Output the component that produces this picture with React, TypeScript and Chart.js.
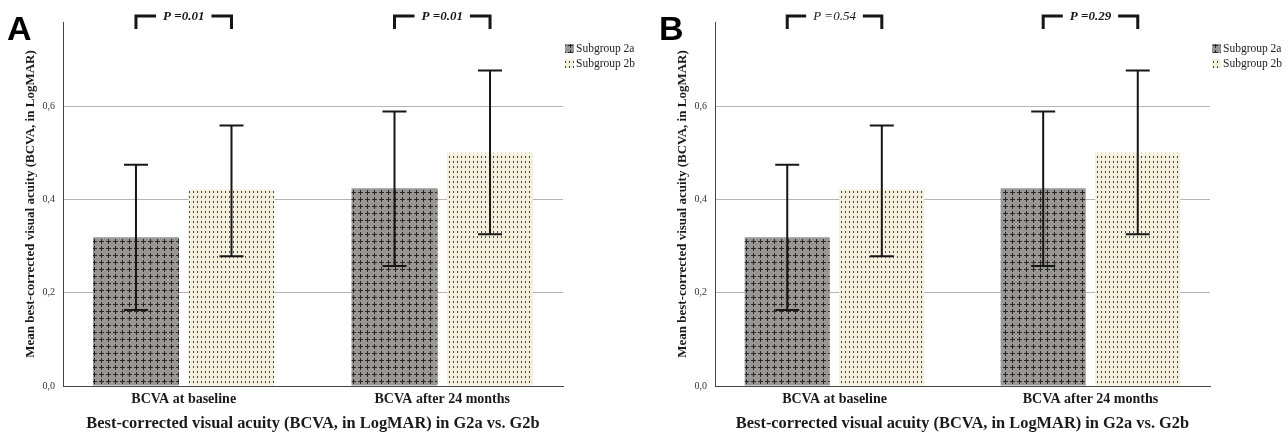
import React, { useEffect, useRef } from 'react';
import { Chart, registerables } from 'chart.js';

Chart.register(...registerables);

const categories = ['BCVA at baseline', 'BCVA after 24 months'];
const seriesNames = ['Subgroup 2a', 'Subgroup 2b'];
const mean2a = [0.319, 0.424];
const mean2b = [0.421, 0.5];
const lower2a = [0.163, 0.257];
const upper2a = [0.474, 0.588];
const lower2b = [0.278, 0.325];
const upper2b = [0.558, 0.676];
const yTicks = [0, 0.2, 0.4, 0.6];
const yMax = 0.78;
const xMin = -0.467;
const xMax = 1.467;
const pLabelsA = ['P =0.01', 'P =0.01'];
const pLabelsB = ['P =0.54', 'P =0.29'];
const pBoldA = [true, true];
const pBoldB = [false, true];
const yTitle = 'Mean best-corrected visual acuity (BCVA, in LogMAR)';
const xTitle = 'Best-corrected visual acuity (BCVA, in LogMAR) in G2a vs. G2b';

const SERIF = '"Liberation Serif", "Times New Roman", serif';
const SANS = '"Liberation Sans", Arial, sans-serif';

function crossPattern(ctx: CanvasRenderingContext2D) {
  const c = document.createElement('canvas');
  c.width = 7;
  c.height = 7;
  const g = c.getContext('2d')!;
  g.fillStyle = '#9a9696';
  g.fillRect(0, 0, 7, 7);
  g.fillStyle = '#262626';
  g.fillRect(1, 3, 5, 1);
  g.fillRect(3, 1, 1, 5);
  return ctx.createPattern(c, 'repeat')!;
}

function dotPattern(ctx: CanvasRenderingContext2D) {
  const c = document.createElement('canvas');
  c.width = 4;
  c.height = 5;
  const g = c.getContext('2d')!;
  g.fillStyle = '#f4f0dc';
  g.fillRect(0, 0, 4, 5);
  g.fillStyle = '#444';
  g.fillRect(1, 1, 1, 2);
  return ctx.createPattern(c, 'repeat')!;
}

type PanelProps = {
  letter: string;
  pLabels: string[];
  pBold: boolean[];
  width: number;
  left: number;
  areaRight: number;
};

function Panel({ letter, pLabels, pBold, width, left, areaRight }: PanelProps) {
  const ref = useRef<HTMLCanvasElement>(null);
  useEffect(() => {
    const canvas = ref.current!;
    const ctx0 = canvas.getContext('2d')!;
    const patA = crossPattern(ctx0);
    const patB = dotPattern(ctx0);
    const lows = [lower2a, lower2b];
    const ups = [upper2a, upper2b];

    const overlay = {
      id: 'overlay',
      afterDatasetsDraw(chart: any) {
        const ctx = chart.ctx as CanvasRenderingContext2D;
        const y = chart.scales.y;
        ctx.save();
        ctx.strokeStyle = '#161616';
        ctx.lineWidth = 2;
        for (let d = 0; d < 2; d++) {
          const meta = chart.getDatasetMeta(d);
          meta.data.forEach((el: any, j: number) => {
            const x = el.x;
            const yl = y.getPixelForValue(lows[d][j]);
            const yu = y.getPixelForValue(ups[d][j]);
            ctx.beginPath();
            ctx.moveTo(x, yl);
            ctx.lineTo(x, yu);
            ctx.moveTo(x - 12, yu);
            ctx.lineTo(x + 12, yu);
            ctx.moveTo(x - 12, yl);
            ctx.lineTo(x + 12, yl);
            ctx.stroke();
          });
        }
        ctx.restore();
      },
      afterDraw(chart: any) {
        const ctx = chart.ctx as CanvasRenderingContext2D;
        const area = chart.chartArea;
        ctx.save();
        // panel letter
        ctx.fillStyle = '#000';
        ctx.font = `bold 34px ${SANS}`;
        ctx.textAlign = 'left';
        ctx.textBaseline = 'alphabetic';
        ctx.fillText(letter, 7, 40);
        // y title
        ctx.save();
        ctx.translate(31, (area.top + area.bottom) / 2);
        ctx.rotate(-Math.PI / 2);
        ctx.font = `bold 13px ${SERIF}`;
        ctx.textAlign = 'center';
        ctx.textBaseline = 'middle';
        ctx.fillStyle = '#1a1a1a';
        ctx.fillText(yTitle, 0, 0);
        ctx.restore();
        // bottom title
        ctx.font = `bold 16.4px ${SERIF}`;
        ctx.textAlign = 'center';
        ctx.textBaseline = 'middle';
        ctx.fillStyle = '#1a1a1a';
        ctx.fillText(xTitle, (area.left + area.right) / 2, 424);
        // legend
        const lx = area.right + 2;
        const rows = [48, 63];
        const pats = [patA, patB];
        ctx.font = `11.5px ${SERIF}`;
        ctx.textAlign = 'left';
        ctx.textBaseline = 'middle';
        for (let i = 0; i < 2; i++) {
          ctx.fillStyle = pats[i];
          ctx.fillRect(lx, rows[i] - 4, 9, 9);
          ctx.fillStyle = '#222';
          ctx.fillText(seriesNames[i], lx + 11, rows[i] + 0.5);
        }
        // p brackets
        const m0 = chart.getDatasetMeta(0);
        const m1 = chart.getDatasetMeta(1);
        ctx.strokeStyle = '#161616';
        ctx.lineWidth = 3;
        for (let j = 0; j < categories.length; j++) {
          const x1 = m0.data[j].x;
          const x2 = m1.data[j].x;
          const mid = (x1 + x2) / 2;
          ctx.font = `${pBold[j] ? 'bold ' : ''}italic 13px ${SERIF}`;
          const tw = ctx.measureText(pLabels[j]).width;
          const yT = 16;
          const yB = 29;
          ctx.beginPath();
          ctx.moveTo(x1, yB);
          ctx.lineTo(x1, yT);
          ctx.lineTo(mid - tw / 2 - 7, yT);
          ctx.moveTo(mid + tw / 2 + 7, yT);
          ctx.lineTo(x2, yT);
          ctx.lineTo(x2, yB);
          ctx.stroke();
          ctx.fillStyle = '#161616';
          ctx.textAlign = 'center';
          ctx.textBaseline = 'middle';
          ctx.fillText(pLabels[j], mid, yT + 1);
        }
        ctx.restore();
      },
    };

    const chart = new Chart(canvas, {
      type: 'bar',
      data: {
        datasets: [
          {
            label: seriesNames[0],
            data: mean2a.map((v, i) => ({ x: i, y: v })),
            backgroundColor: patA as any,
            borderWidth: 0,
          },
          {
            label: seriesNames[1],
            data: mean2b.map((v, i) => ({ x: i, y: v })),
            backgroundColor: patB as any,
            borderWidth: 0,
          },
        ],
      },
      options: {
        responsive: false,
        animation: false,
        devicePixelRatio: 1,
        layout: { padding: { left: 0, right: width - areaRight, top: 22, bottom: 0 } },
        datasets: { bar: { categoryPercentage: 0.739, barPercentage: 0.9 } },
        plugins: { legend: { display: false }, tooltip: { enabled: false }, title: { display: false } },
        scales: {
          x: {
            type: 'linear',
            min: xMin,
            max: xMax,
            offset: false,
            grid: { display: false, drawTicks: false },
            border: { color: '#444', width: 1 },
            ticks: {
              font: { family: SERIF, size: 14, weight: 'bold' },
              color: '#1a1a1a',
              padding: 5,
              maxRotation: 0,
              autoSkip: false,
              callback: (v: any) => categories[Math.round(Number(v))] ?? '',
            },
            afterBuildTicks: (s: any) => {
              s.ticks = categories.map((_, i) => ({ value: i }));
            },
            afterFit: (s: any) => {
              s.height = 53;
            },
          },
          y: {
            min: 0,
            max: yMax,
            grid: {
              drawTicks: false,
              color: (c: any) => (c.tick && c.tick.value === 0 ? 'rgba(0,0,0,0)' : '#b4b4b4'),
              lineWidth: 1,
            },
            border: { color: '#444', width: 1 },
            ticks: {
              font: { family: SERIF, size: 10 },
              color: '#333',
              padding: 8,
              callback: (v: any) => Number(v).toFixed(1).replace('.', ','),
            },
            afterBuildTicks: (s: any) => {
              s.ticks = yTicks.map((v) => ({ value: v }));
            },
            afterFit: (s: any) => {
              s.width = 63;
            },
          },
        },
      },
      plugins: [overlay],
    });
    return () => chart.destroy();
  }, []);
  return (
    <canvas
      ref={ref}
      width={width}
      height={439}
      style={{ position: 'absolute', left, top: 0, width, height: 439 }}
    />
  );
}

export default function App() {
  return (
    <div style={{ position: 'absolute', left: 0, top: 0, width: 1288, height: 439, background: '#fff', overflow: 'hidden' }}>
      <Panel letter="A" pLabels={pLabelsA} pBold={pBoldA} width={640} left={0} areaRight={563} />
      <Panel letter="B" pLabels={pLabelsB} pBold={pBoldB} width={636} left={652} areaRight={558} />
    </div>
  );
}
------
Begin at the first line of the data above and repeat each line exactly, stopping after the line containing "Chart.register(...registerables);". Omit the pictures.

Output the component that produces this picture with React, TypeScript and Chart.js.
import React, { useEffect, useRef } from 'react';
import { Chart, registerables } from 'chart.js';

Chart.register(...registerables);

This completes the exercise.